Global bond and stock markets are declining as investors express concern over the buildup of global government debt and slowing economic growth dynamics. The US dollar is rising amid this risk-off sentiment, performing its role as a safe-haven asset amid growing global concerns. According to market experts, traders are de-risking, and global interest rates are rising sharply as investors sell long-term financial instruments this morning, which suggests that a relatively quiet summer in the financial markets is about to end.
In general, the focus is on long-term bonds, specifically 30-year bonds. Clearly, these bonds are not supported by the central bank's interest rate cuts in the same way that 2-year bonds are.
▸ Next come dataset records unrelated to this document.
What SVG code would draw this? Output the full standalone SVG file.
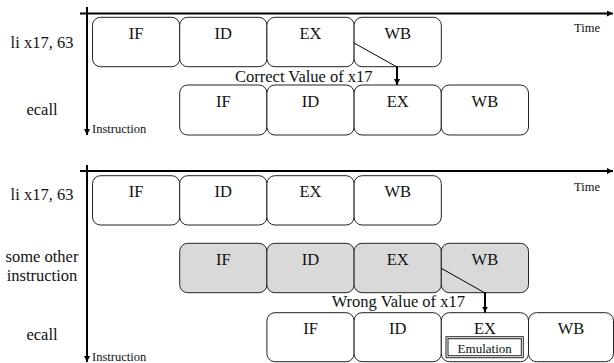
<svg xmlns="http://www.w3.org/2000/svg" width="614" height="363" viewBox="0 0 614 363">
<style>
text{font-family:'Liberation Serif','DejaVu Serif','Times New Roman',serif;fill:#111}
.st{fill:#fff;stroke:#222;stroke-width:1}
.gr{fill:#d9d9d9;stroke:#222;stroke-width:1}
.lb{font-size:16.5px;text-anchor:middle}
.big{font-size:16.5px}
.sm{font-size:12.5px}
.ax{stroke:#000;stroke-width:2;fill:none}
.cn{stroke:#000;stroke-width:1;fill:none}
.cv{stroke:#000;stroke-width:2;fill:none}
</style>
<defs>
<marker id="ah" markerUnits="userSpaceOnUse" markerWidth="8" markerHeight="8" refX="6" refY="3" orient="auto">
<path d="M0,0 L6,3 L0,6 Z" fill="#000"/>
</marker>
</defs>
<g id="axes">
<line class="ax" x1="80" y1="13.5" x2="613" y2="13.5" marker-end="url(#ah)"/>
<line class="ax" x1="87" y1="7" x2="87" y2="135" marker-end="url(#ah)"/>
<line class="ax" x1="80" y1="171" x2="613" y2="171" marker-end="url(#ah)"/>
<line class="ax" x1="87" y1="165" x2="87" y2="362" marker-end="url(#ah)"/>
<text class="sm" x="574" y="32">Time</text>
<text class="sm" x="92" y="133">Instruction</text>
<text class="sm" x="574" y="191">Time</text>
<text class="sm" x="92" y="361">Instruction</text>
</g>
<g id="labels">
<text class="lb" x="42" y="48">li x17, 63</text>
<text class="lb" x="42" y="115">ecall</text>
<text class="lb" x="42" y="200">li x17, 63</text>
<text class="lb" x="42" y="262">some other</text>
<text class="lb" x="42" y="281">instruction</text>
<text class="lb" x="42" y="340">ecall</text>
</g>
<g id="top-li">
<g id="t1-if"><rect class="st" x="92.5" y="17.3" width="87.2" height="49.4" rx="8"/><text class="lb" x="136.1" y="38.5">IF</text></g>
<g id="t1-id"><rect class="st" x="179.7" y="17.3" width="87.2" height="49.4" rx="8"/><text class="lb" x="223.3" y="38.5">ID</text></g>
<g id="t1-ex"><rect class="st" x="266.9" y="17.3" width="87.2" height="49.4" rx="8"/><text class="lb" x="310.5" y="38.5">EX</text></g>
<g id="t1-wb"><rect class="st" x="354.1" y="17.3" width="87.2" height="49.4" rx="8"/><text class="lb" x="397.7" y="38.5">WB</text></g>
</g>
<g id="top-ecall">
<g id="t2-if"><rect class="st" x="179.7" y="85" width="87.2" height="50" rx="8"/><text class="lb" x="223.3" y="106.5">IF</text></g>
<g id="t2-id"><rect class="st" x="266.9" y="85" width="87.2" height="50" rx="8"/><text class="lb" x="310.5" y="106.5">ID</text></g>
<g id="t2-ex"><rect class="st" x="354.1" y="85" width="87.2" height="50" rx="8"/><text class="lb" x="397.7" y="106.5">EX</text></g>
<g id="t2-wb"><rect class="st" x="441.3" y="85" width="87.2" height="50" rx="8"/><text class="lb" x="484.9" y="106.5">WB</text></g>
</g>
<g id="bot-li">
<g id="b1-if"><rect class="st" x="92.5" y="175.7" width="87.2" height="49.3" rx="8"/><text class="lb" x="136.1" y="197">IF</text></g>
<g id="b1-id"><rect class="st" x="179.7" y="175.7" width="87.2" height="49.3" rx="8"/><text class="lb" x="223.3" y="197">ID</text></g>
<g id="b1-ex"><rect class="st" x="266.9" y="175.7" width="87.2" height="49.3" rx="8"/><text class="lb" x="310.5" y="197">EX</text></g>
<g id="b1-wb"><rect class="st" x="354.1" y="175.7" width="87.2" height="49.3" rx="8"/><text class="lb" x="397.7" y="197">WB</text></g>
</g>
<g id="bot-other">
<g id="b2-if"><rect class="gr" x="179.7" y="243.3" width="87.2" height="49.4" rx="8"/><text class="lb" x="223.3" y="264.5">IF</text></g>
<g id="b2-id"><rect class="gr" x="266.9" y="243.3" width="87.2" height="49.4" rx="8"/><text class="lb" x="310.5" y="264.5">ID</text></g>
<g id="b2-ex"><rect class="gr" x="354.1" y="243.3" width="87.2" height="49.4" rx="8"/><text class="lb" x="397.7" y="264.5">EX</text></g>
<g id="b2-wb"><rect class="gr" x="441.3" y="243.3" width="87.2" height="49.4" rx="8"/><text class="lb" x="484.9" y="264.5">WB</text></g>
</g>
<g id="bot-ecall">
<g id="b3-if"><rect class="st" x="266.9" y="312.7" width="87.2" height="49" rx="8"/><text class="lb" x="310.5" y="333.5">IF</text></g>
<g id="b3-id"><rect class="st" x="354.1" y="312.7" width="87.2" height="49" rx="8"/><text class="lb" x="397.7" y="333.5">ID</text></g>
<g id="b3-ex"><rect class="st" x="441.3" y="312.7" width="87.2" height="49" rx="8"/><text class="lb" x="484.9" y="333.5">EX</text>
<rect x="446" y="336.7" width="77.3" height="21" fill="#fff" stroke="#222" stroke-width="1"/>
<rect x="448" y="338.7" width="73.3" height="17" fill="none" stroke="#222" stroke-width="1"/>
<text class="sm" x="484.7" y="352.5" text-anchor="middle" style="font-size:13px">Emulation</text></g>
<g id="b3-wb"><rect class="st" x="528.5" y="312.7" width="85" height="49" rx="8"/><text class="lb" x="571" y="333.5">WB</text></g>
</g>
<g id="connectors">
<polyline class="cn" points="354.1,43 397,67"/>
<line class="cv" x1="397" y1="66" x2="397" y2="85" marker-end="url(#ah)"/>
<text class="big" x="235" y="81.5">Correct Value of x17</text>
<polyline class="cn" points="441.3,268.3 485,293"/>
<line class="cv" x1="485" y1="292" x2="485" y2="312.5" marker-end="url(#ah)"/>
<text class="big" x="331.7" y="306.5">Wrong Value of x17</text>
</g>
</svg>
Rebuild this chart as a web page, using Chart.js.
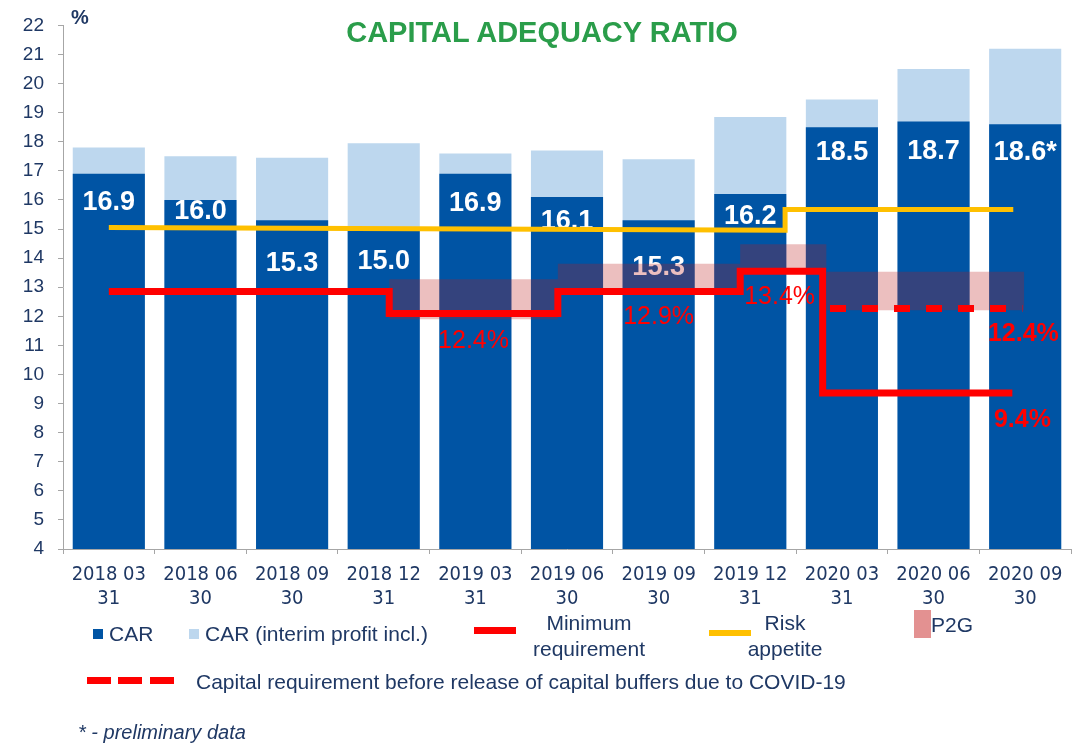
<!DOCTYPE html>
<html>
<head>
<meta charset="utf-8">
<title>Capital adequacy ratio</title>
<script src="https://cdn.jsdelivr.net/npm/chart.js@4.4.1/dist/chart.umd.min.js"></script>
<style>
    body { margin: 0; background: #fff; }
    #wrap { position: relative; width: 1081px; height: 745px; overflow: hidden;
            font-family: 'Liberation Sans', Arial, sans-serif; color: #1f3864; }
    #wrap canvas { position: absolute; left: 0; top: 0; }
    .t { position: absolute; white-space: nowrap; line-height: 1; font-size: 21px; }
    .sw { position: absolute; }
</style>
</head>
<body>
<div id="wrap">
    <canvas id="carCanvas" width="1081" height="745"></canvas>

    <div class="t" style="left:0; width:1084px; top:18px; text-align:center; font-size:29px; font-weight:bold; color:#2a9d4a;">CAPITAL ADEQUACY RATIO</div>
    <div class="t" style="left:71px; top:7px; font-size:20px; font-weight:bold;">%</div>

    <!-- legend -->
    <div class="sw" style="left:93px; top:629px; width:10px; height:10px; background:#0054a4;"></div>
    <div class="t" style="left:109px; top:623px;">CAR</div>
    <div class="sw" style="left:189px; top:629px; width:10px; height:10px; background:#bdd7ee;"></div>
    <div class="t" style="left:205px; top:623px;">CAR (interim profit incl.)</div>

    <div class="sw" style="left:474px; top:627px; width:42px; height:7px; background:#ff0000;"></div>
    <div class="t" style="left:489px; width:200px; top:610px; text-align:center; line-height:26px;">Minimum<br>requirement</div>

    <div class="sw" style="left:709px; top:630px; width:42px; height:6px; background:#ffc000;"></div>
    <div class="t" style="left:685px; width:200px; top:610px; text-align:center; line-height:26px;">Risk<br>appetite</div>

    <div class="sw" style="left:914px; top:610px; width:17px; height:28px; background:#e39191;"></div>
    <div class="t" style="left:931px; top:614px;">P2G</div>

    <div class="sw" style="left:87px; top:677px; width:24px; height:7px; background:#ff0000;"></div>
    <div class="sw" style="left:118px; top:677px; width:24px; height:7px; background:#ff0000;"></div>
    <div class="sw" style="left:150px; top:677px; width:24px; height:7px; background:#ff0000;"></div>
    <div class="t" style="left:196px; top:671px;">Capital requirement before release of capital buffers due to COVID-19</div>

    <div class="t" style="left:78px; top:722px; font-size:20px; font-style:italic;">* - preliminary data</div>
</div>

<script>
// quarter ends
var labels = [
    ['2018 03', '31'], ['2018 06', '30'], ['2018 09', '30'], ['2018 12', '31'],
    ['2019 03', '31'], ['2019 06', '30'], ['2019 09', '30'], ['2019 12', '31'],
    ['2020 03', '31'], ['2020 06', '30'], ['2020 09', '30']
];

// CAR and CAR with interim profit, %
var car = [16.9, 16.0, 15.3, 15.0, 16.9, 16.1, 15.3, 16.2, 18.5, 18.7, 18.6];
var carInterim = [17.8, 17.5, 17.45, 17.95, 17.6, 17.7, 17.4, 18.85, 19.45, 20.5, 21.2];
var carNote = ['', '', '', '', '', '', '', '', '', '', '*'];

// minimum requirement (step line, x in category units)
var minReqX = [0, 3.06, 3.06, 4.9, 4.9, 6.89, 6.89, 7.79, 7.79, 9.86];
var minReqY = [12.85, 12.85, 12.1, 12.1, 12.85, 12.85, 13.55, 13.55, 9.36, 9.36];

// risk appetite
var riskX = [0, 7.38, 7.38, 9.87];
var riskY = [15.05, 14.96, 15.67, 15.67];

// requirement before buffer release
var covidX = [7.87, 9.97];
var covidY = [12.27, 12.27];

// P2G band
var p2gX = [3.06, 4.9, 4.9, 6.89, 6.89, 7.83, 7.83, 9.99];
var p2gTop = [13.27, 13.27, 13.81, 13.81, 14.48, 14.48, 13.53, 13.53];
var p2gBottom = [11.9, 11.9, 12.85, 12.85, 13.6, 13.6, 12.21, 12.21];

// red requirement labels
var reqText = ['12.4%', '12.9%', '13.4%', '12.4%', '9.4%'];

var yMin = 4;
var yMax = 22;

var navy = '#1f3864';
var axisGrey = '#a6a6a6';

function pts(xs, ys) {
    var out = [];
    for (var i = 0; i < xs.length; i++) {
        out.push({ x: xs[i], y: ys[i] });
    }
    return out;
}

// label placement (pixels below top of CAR bar) and red note positions
var barLabelOffset = [29, 12, 43, 33, 30, 25, 47, 22, 25, 30, 28];
var reqNotes = [
    { x: 3.98, y: 11.15, bold: false },
    { x: 6.0, y: 11.97, bold: false },
    { x: 7.32, y: 12.66, bold: false },
    { x: 9.98, y: 11.39, bold: true },
    { x: 9.97, y: 8.43, bold: true }
];

var notesPlugin = {
    id: 'notes',
    afterDatasetDraw: function(chart, args) {
        if (args.index !== 0) return;
        var ctx = chart.ctx;
        ctx.save();
        ctx.fillStyle = '#ffffff';
        ctx.font = 'bold 27px "Liberation Sans", Arial, sans-serif';
        ctx.textAlign = 'center';
        ctx.textBaseline = 'middle';
        args.meta.data.forEach(function(bar, i) {
            ctx.fillText(car[i].toFixed(1) + carNote[i], bar.x, bar.y + barLabelOffset[i]);
        });
        ctx.restore();
    },
    afterDatasetsDraw: function(chart) {
        var ctx = chart.ctx;
        var sx = chart.scales.x2;
        var sy = chart.scales.y;
        ctx.save();
        ctx.fillStyle = '#ff0000';
        ctx.textAlign = 'center';
        ctx.textBaseline = 'middle';
        reqNotes.forEach(function(n, i) {
            ctx.font = (n.bold ? 'bold ' : '') + '25px "Liberation Sans", Arial, sans-serif';
            ctx.fillText(reqText[i], sx.getPixelForValue(n.x), sy.getPixelForValue(n.y));
        });
        ctx.restore();
    }
};

var ctx = document.getElementById('carCanvas');

var carChart = new Chart(ctx, {
    type: 'bar',
    data: {
        labels: labels,
        datasets: [
            {
                label: 'CAR',
                data: car,
                backgroundColor: '#0054a4',
                barPercentage: 0.787,
                categoryPercentage: 1,
                grouped: false,
                stack: 'car',
                order: 10
            },
            {
                label: 'CAR (interim profit incl.)',
                data: carInterim,
                backgroundColor: '#bdd7ee',
                barPercentage: 0.787,
                categoryPercentage: 1,
                grouped: false,
                stack: 'car',
                order: 10
            },
            {
                type: 'line',
                label: 'P2G low',
                data: pts(p2gX, p2gBottom),
                xAxisID: 'x2',
                borderWidth: 0,
                pointRadius: 0,
                fill: false,
                order: 5
            },
            {
                type: 'line',
                label: 'P2G',
                data: pts(p2gX, p2gTop),
                xAxisID: 'x2',
                borderWidth: 0,
                pointRadius: 0,
                fill: '-1',
                backgroundColor: 'rgba(185,25,25,0.28)',
                order: 5
            },
            {
                type: 'line',
                label: 'Risk appetite',
                data: pts(riskX, riskY),
                xAxisID: 'x2',
                borderColor: '#ffc000',
                borderWidth: 5,
                pointRadius: 0,
                borderJoinStyle: 'miter',
                fill: false,
                order: 2
            },
            {
                type: 'line',
                label: 'Minimum requirement',
                data: pts(minReqX, minReqY),
                xAxisID: 'x2',
                borderColor: '#ff0000',
                borderWidth: 7,
                pointRadius: 0,
                borderJoinStyle: 'miter',
                fill: false,
                order: 1
            },
            {
                type: 'line',
                label: 'Capital requirement before release of capital buffers due to COVID-19',
                data: pts(covidX, covidY),
                xAxisID: 'x2',
                borderColor: '#ff0000',
                borderWidth: 7,
                borderDash: [16, 16],
                pointRadius: 0,
                fill: false,
                order: 1
            }
        ]
    },
    options: {
        responsive: false,
        animation: false,
        layout: { padding: { top: 25, right: 10, left: 0, bottom: 0 } },
        plugins: {
            legend: { display: false },
            tooltip: { enabled: false },
            title: { display: false }
        },
        scales: {
            x: {
                stacked: true,
                grid: { drawOnChartArea: false, tickLength: 5, color: axisGrey, offset: true },
                border: { color: axisGrey },
                ticks: {
                    color: navy,
                    font: { family: "'DejaVu Sans Condensed', 'DejaVu Sans', sans-serif", size: 20, lineHeight: 1.2 },
                    padding: 9,
                    maxRotation: 0,
                    autoSkip: false
                },
                afterFit: function(s) { s.height = 196; }
            },
            x2: {
                type: 'linear',
                display: false,
                offset: false,
                bounds: 'data',
                min: -0.5,
                max: 10.5
            },
            y: {
                stacked: false,
                min: yMin,
                max: yMax,
                grid: { drawOnChartArea: false, tickLength: 5, color: axisGrey },
                border: { color: axisGrey },
                ticks: {
                    stepSize: 1,
                    color: navy,
                    padding: 14,
                    font: { family: "'Liberation Sans', Arial, sans-serif", size: 19 }
                },
                afterFit: function(s) { s.width = 63; }
            }
        }
    },
    plugins: [notesPlugin]
});
</script>
</body>
</html>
This makes them particularly sensitive to investor sentiment regarding inflation and debt sustainability.
Will the EUR/USD break its bullish outlook?
Based on the EUR/USD's performance at the 1.1600 support threshold, the RSI on the daily chart has moved below a reading of 50, which gives the bears an opportunity to push the price lower. At the same time, the MACD is steadily trending downward. Increased European political concern and stronger-than-expected US jobs data could give the bears an opportunity to move toward the next key support levels of 1.1570 and 1.1490.
Conversely, a stable EUR/USD bullish scenario would see bulls move towards the resistance levels of 1.1720 and 1.1800, respectively. Today's EUR/USD trading will be affected by new statements from European Central Bank Governor Christine Lagarde at 10:30 AM Cairo time, followed by the German services PMI at 11:00 AM Cairo time, along with the same reading for the eurozone as a whole. On the US dollar side, the US jobs report will be released at 5:00 PM Cairo time.
This negatively impacted investor sentiment toward the euro, as French and German 30-year bond yields reached levels not seen since 2011, during the eurozone sovereign debt crisis. Germany's medium-term financing plan forecasts net new borrowing of approximately €500 billion through 2029 to finance increased spending on infrastructure and defense. In France, concerns about the country's debt burden are a major factor behind the confidence vote in the prime minister scheduled for next week.
Meanwhile, euro area inflation accelerated to 2.1% in August, slightly surpassing both market expectations and the ECB's 2% target. This strengthens the expectation that the central bank will keep interest rates unchanged at next week's meeting.
Trading Tips:
Traders are advised to wait for a potential renewal of EUR/USD gains to consider selling again, but without taking on risk, and to monitor the factors affecting currency prices.